Most San Diego County cities didn’t get big CARES Act checks from the feds despite their struggles to grapple with both major budget hits and costly coronavirus responses.
Now, as Ashly McGlone reports, San Diego County is preparing to share some of its $334 million allotment with the 17 cities in the county that didn’t receive initial lump sums.
To get those funds, McGlone found the cities will need to sign contracts with the county promising they will only use the cash for eligible coronavirus response costs and share their spending plans. The money can’t be used to backfill tanking tax revenues that have hit cities’ budgets hard.
McGlone spoke with leaders in cities including Escondido, Chula Vista and El Cajon about how they plan to spend funds expected to soon come their way.
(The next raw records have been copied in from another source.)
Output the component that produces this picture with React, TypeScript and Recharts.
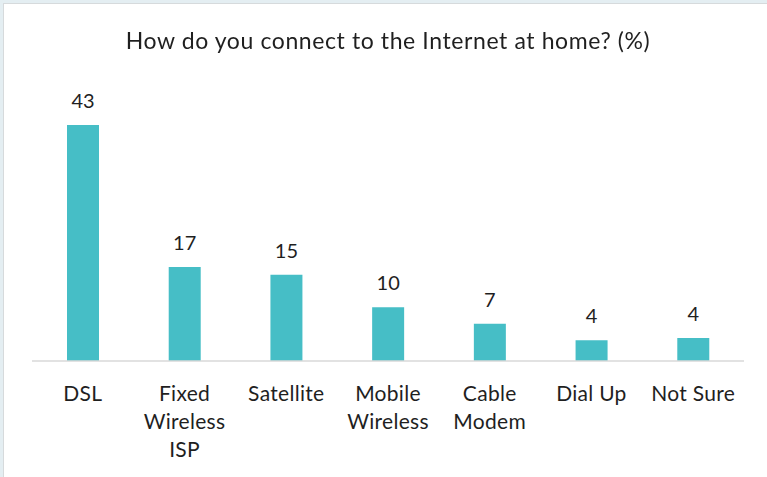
import React from "react";
import { BarChart, Bar, XAxis, YAxis, LabelList } from "recharts";

const categories = ["DSL", "Fixed Wireless ISP", "Satellite", "Mobile Wireless", "Cable Modem", "Dial Up", "Not Sure"];
const categoryLines = [["DSL"], ["Fixed", "Wireless", "ISP"], ["Satellite"], ["Mobile", "Wireless"], ["Cable", "Modem"], ["Dial Up"], ["Not Sure"]];
const values = [43, 17.1, 15.7, 9.8, 6.8, 3.8, 4.2];
const labels = ["43", "17", "15", "10", "7", "4", "4"];
const title = "How do you connect to the Internet at home? (%)";

const data = categories.map((c, i) => ({ name: c, value: values[i], label: labels[i], idx: i }));

const FONT = "Lato, 'Noto Sans', sans-serif";
const TEXT = "#1f1f1f";

const Tick = (props: any) => {
  const { x, y, payload } = props;
  const lines = categoryLines[payload.index] || [payload.value];
  return (
    <text x={x} y={y + 40} textAnchor="middle" fill={TEXT} fontFamily={FONT} fontSize={21} letterSpacing={0.3}>
      {lines.map((l: string, i: number) => (
        <tspan key={i} x={x} dy={i === 0 ? 0 : 28}>{l}</tspan>
      ))}
    </text>
  );
};

export default function App() {
  return (
    <div style={{ position: "fixed", left: 0, top: 0, width: 767, height: 477, background: "#e4eef2" }}>
      <div style={{ position: "absolute", left: 3, top: 3, width: 764, height: 474, background: "#fff", borderLeft: "1px solid #d6dadc", borderTop: "1px solid #d6dadc" }} />
      <div style={{ position: "absolute", left: 0, top: 0 }}>
        <BarChart width={767} height={477} data={data} margin={{ top: 86.5, right: 23, bottom: 86, left: 32 }} barCategoryGap={0}>
          <XAxis dataKey="name" height={30} tick={<Tick />} tickLine={false} tickSize={0} tickMargin={0} axisLine={{ stroke: "#d9d9d9", strokeWidth: 1.5 }} interval={0} />
          <YAxis hide domain={[0, 50]} />
          <Bar dataKey="value" fill="#46bec6" barSize={32} isAnimationActive={false}>
            <LabelList dataKey="label" position="top" offset={17} fill={TEXT} fontFamily={FONT} fontSize={20} />
          </Bar>
        </BarChart>
      </div>
      <div style={{ position: "absolute", left: 0, top: 26, width: 776, textAlign: "center", fontFamily: FONT, fontSize: 23, letterSpacing: 0.6, color: TEXT, whiteSpace: "nowrap" }}>
        {title}
      </div>
    </div>
  );
}
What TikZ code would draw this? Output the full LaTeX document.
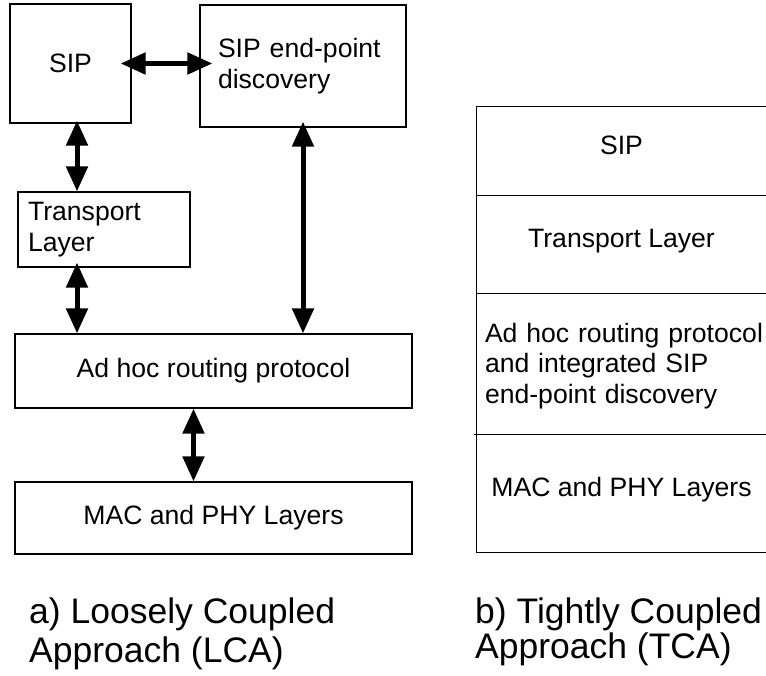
\documentclass[tikz,border=0pt]{standalone}
\usepackage{fontspec}
\setmainfont{Liberation Sans}
\usepackage{tikz}
\usetikzlibrary{arrows.meta,calc}

\begin{document}
\begin{tikzpicture}[x=1pt,y=-1pt,
  box/.style={draw,line width=1.2pt,inner sep=0pt,font=\fontsize{26.6}{30.5}\selectfont},
  lbox/.style={box,align=left},
  cell/.style={inner sep=0pt,minimum width=289pt,font=\fontsize{26.6}{30.5}\selectfont},
  onel/.style={text height=19pt,text depth=14pt},
  dbl/.style={line width=5pt,{Triangle[length=25pt,width=21pt]}-{Triangle[length=25pt,width=21pt]}},
  capt/.style={anchor=base west,align=left,inner sep=0pt}]
\useasboundingbox (0,0) rectangle (766,675);

% a) loosely coupled
\node[box,minimum width=121pt,minimum height=119pt] (sip) at (70.5,63.5) {SIP};
\node[lbox,minimum width=206pt,minimum height=122pt,text width=170pt] (sep) at (303,66) {SIP end-point\\discovery};
\node[lbox,minimum width=172pt,minimum height=75pt,text width=152pt] (trans) at (104,229.5) {Transport\\Layer};
\node[box,minimum width=397pt,minimum height=74pt] (adhoc) at (213.5,371) {Ad hoc routing protocol};
\node[box,minimum width=397pt,minimum height=72pt] (mac) at (213.5,518) {MAC and PHY Layers};
\coordinate (lx) at (77,0);

\draw[dbl,shorten <=-11pt,shorten >=-13pt] (sip.east) -- (sip.east -| sep.west);
\draw[dbl,shorten <=-3pt] (sip.south -| lx) -- (trans.north -| lx);
\draw[dbl,shorten <=-5pt] (trans.south -| lx) -- (adhoc.north -| lx);
\draw[dbl,shorten <=-6pt] (sep.south) -- (sep.south |- adhoc.north);
\draw[dbl] ([xshift=-20pt]adhoc.south) -- ([xshift=-20pt]mac.north);

\node[capt,font=\fontsize{35.5}{39}\selectfont] (capa) at (29,662) {a) Loosely Coupled\\Approach (LCA)};

% b) tightly coupled
\node[cell,onel,minimum height=89pt] (c1) at (621.5,151.5) {SIP};
\node[cell,onel,minimum height=97pt] (c2) at (621.5,244.5) {Transport Layer};
\node[cell,minimum height=142pt,text width=281pt,align=left] (c3) at (625.5,366) {Ad hoc routing protocol\\and integrated SIP\\end-point discovery};
\node[cell,onel,minimum height=117pt] (c4) at (621.5,493.5) {MAC and PHY Layers};
\draw[line width=1.2pt] (c1.north east) -- (c1.north west) -- (c4.south west) -- (c4.south east);
\draw[line width=1.2pt] (c2.north west) -- (c2.north east);
\draw[line width=1.2pt] (c2.south west) -- (c2.south east);
\draw[line width=1.2pt] ([xshift=-3pt]c4.north west) -- (c4.north east);

\node[capt,font=\fontsize{35.5}{31}\selectfont] (capb) at (475,658) {b) Tightly Coupled\\Approach (TCA)};
\end{tikzpicture}
\end{document}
San Diego Unified officials are now saying they can plan for at least a partial reopening of schools next year.
In the latest Learning Curve, Huntsberry reveals that state legislators’ proposal to restore schools to full funding plus a 2 percent cost-of-living increase has led San Diego Unified board vice president Richard Barrera to conclude a partial reopening is more feasible.
Barrera and Superintendent Cindy Marten had previously said that the governor’s proposal to cut school budgets by 10 percent would have kept schools from physically reopening.
But as Huntsberry notes, it’s unclear what the envisioned partial reopening could look like. It might mean students physically attend classes a few days a week or every other week. Schools with more low-income students might all have more physical school days than those with more affluent populations.
It’s also not clear how legislators will reconcile their competing budget plans.